Just this past week, attorneys for recently convicted lobbyist and former Trump aide Paul Manafort — who himself has recently found himself hoisted by his own telltale document conversions, poor password practices, drafts-folder antics, track-changes betrayals, and other sneaky techniques that aren’t nearly sneaky enough — appear to have made a botched redaction attempt in a response to the special counsel that revealed previously unreported and, by Washington standards, objectively juicy details about the investigation.
(And by legal standards, it was a rookie enough fail to inspire the American Bar Association to post a helpful reminder for lawyers on proper redaction protocol so as, you know, not to ruin their clients’ lives.)
It was an apparent screw-up reminiscent of another sausage-fingered oopsie a few months ago when mysteriously sloppy cutting and pasting in a court filing seemed to reveal federal charges against WikiLeaks founder Julian Assange.
Or when Trump proved himself once again a walking declassification hazard by tweeting a video that haphazardly revealed the location and identities of a Navy SEAL team.
Or when Congress tried to understand Facebook only to faceplant. Or Google (ditto). Or how to set up Netflix if you’ve only got the old Apple TV and are missing the special cable for it. No, wait, that was my folks. My point stands.
There’s little institutional understanding of how technology works (and how it can best be put to work). That curiosity only springs up around scandals, like a search for a manual after a box fries. Meanwhile, most of the legislators who seize camera time by attempting to regulate the Internet in public seem about as qualified for the task as I am to edit the swimsuit issue.
Does it start at the top? That depends. Does a swirling vortex of ineptitude have a top?
Certainly, the president figures at the center. Depositions given by Trump over the years reveal an old-school executive historically slow to embrace tech of all sorts, shrinking from texting, abstaining from home or office computers (as late as 2007), and not doing “the e-mail thing” — unless by “thing” you mean having people type what you say into the body of an e-mail and sending it.
And casual observation of POTUS in action reveals a president fond of printouts and PDFs, rarely spotted on or even near laptops, rarely seen taking the thumbs-on approach that consumes his evenings and mornings (yet perhaps seen most clearly in the tweets his fits yield).
When Trump wanted to thank conservative columnist Erick Erickson for a piece he wrote in 2015, according to Politico, he “scribbled a note with a black Sharpie and had his assistant make a digital scan of the note and e-mail it to Erickson,” who said Trump “considers e-mail a distraction.”
He’s an analog guy; and the Wall is the ultimate analogue.
“The Democrats are trying to belittle the concept of a Wall, calling it old fashioned,” he tweeted a couple weeks ago (much to Twitter’s delight). “ The fact is there is nothing else’s that will work, and that has been true for thousands of years. It’s like the wheel, there is nothing better. I know tech better than anyone, & technology. . .”
Facts are facts, America.
But lately it feels like the problem radiates way beyond Trump and his many spilled cups of proverbial covfefe. Or Kanye West, who, drawn too close to the event horizon of Trump’s desk in the Oval Office, showed his iPhone password to the entire world.
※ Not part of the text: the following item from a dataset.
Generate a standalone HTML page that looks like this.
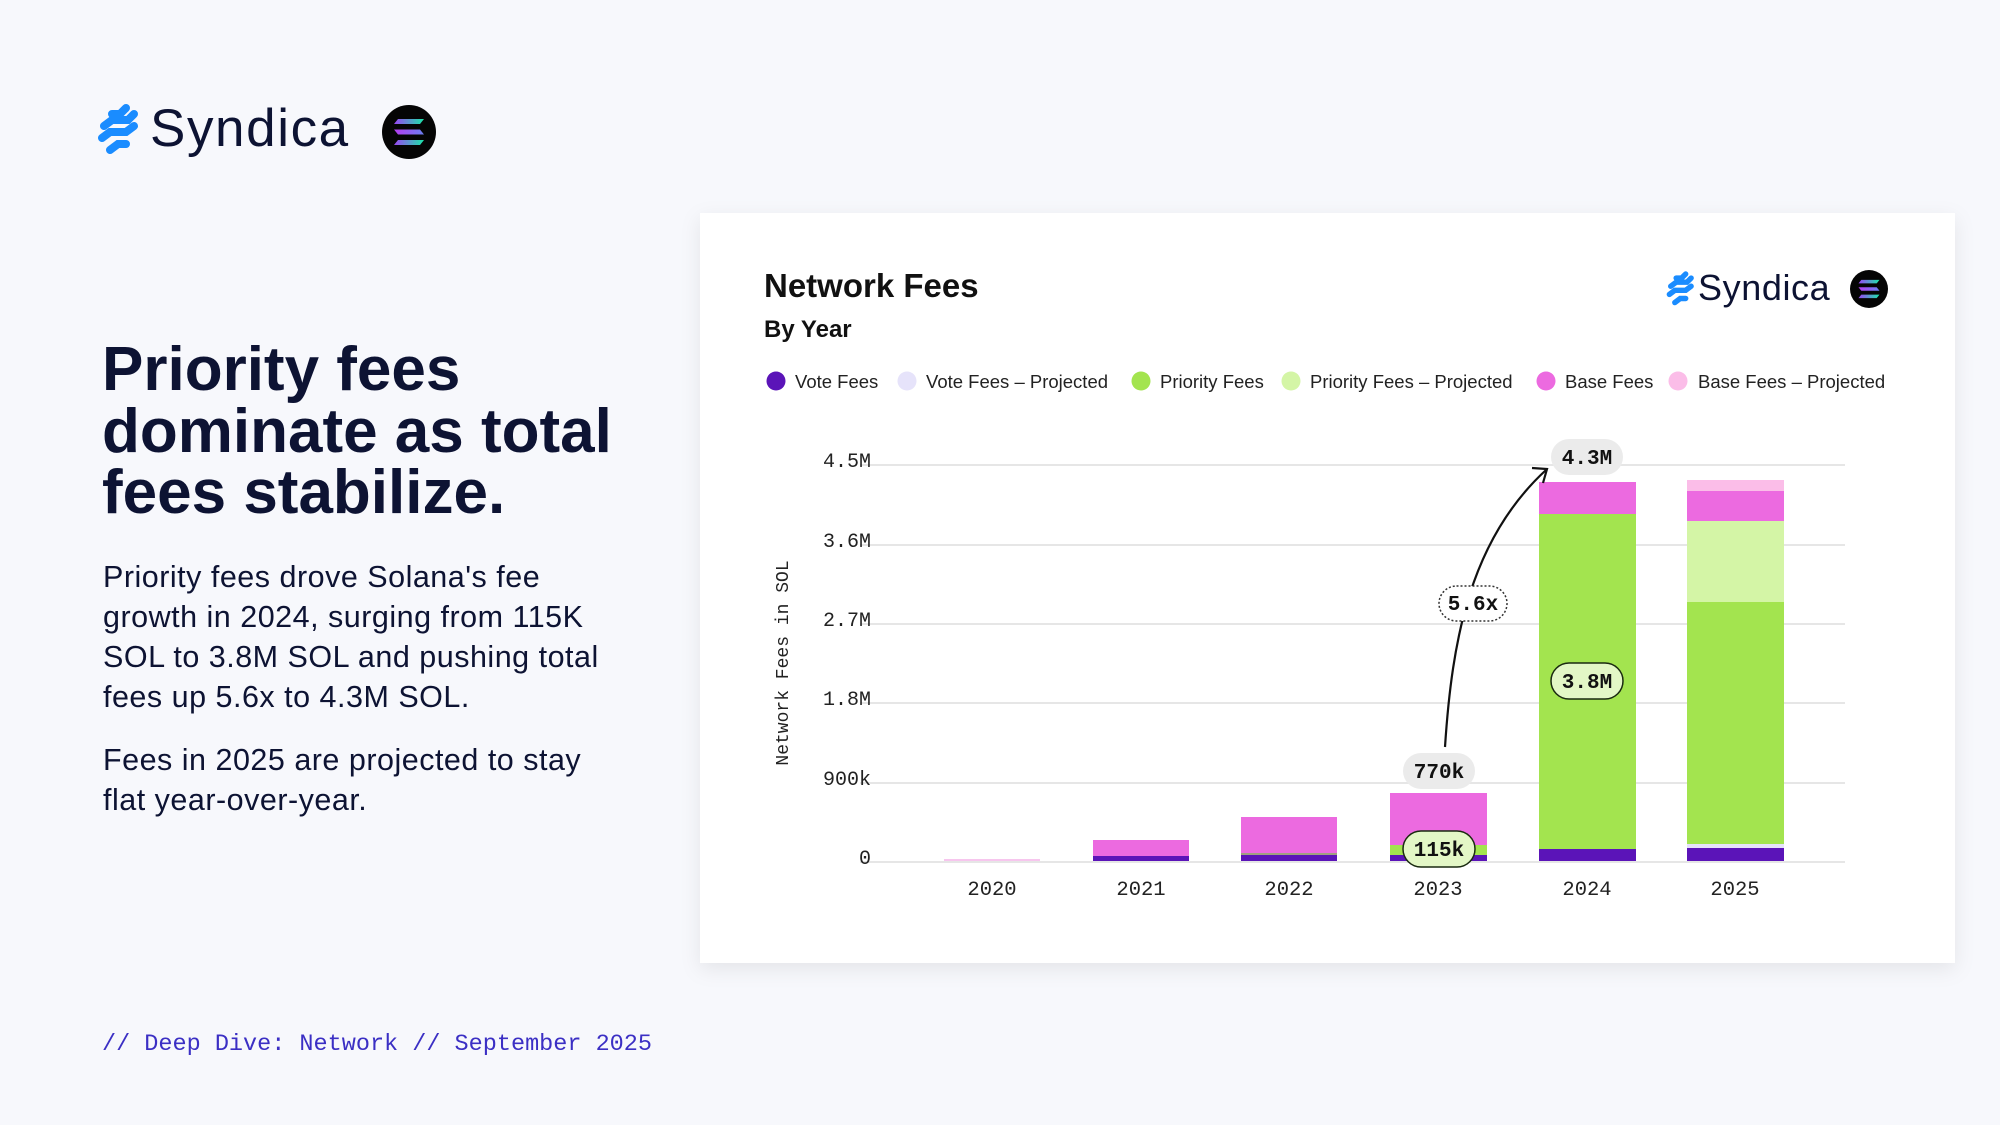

Sure, sometimes these flubs can be revelatory. It was a failed redaction that revealed a pay-for-access program for user data at Facebook. And a failure to properly crop a screenshot made public just which left-wing activist groups were being monitored by Massachusetts State Police — to the point that they were bookmarked.
And even way out on the outer ideological bands of the system, ineptitude becomes something of a disinfectant. The street-fighting polo modeling “Western chauvinist” organization the Proud Boys botched the redactions on their own publicly posted bylaws, inadvertently outing the ranks of their “Elders Chapter” for all the world to tweet. (Side note: America, the only country where one can be both boy and elder.)
But the non-entertaining side of all of this incompetence comes in the form of repeated reminders that these folks are running things — and probably have like 30 tabs open right now. Democracy has never been more in need of a help desk, and until we can get this thing restored to factory settings, we are our own “professionals at technology.”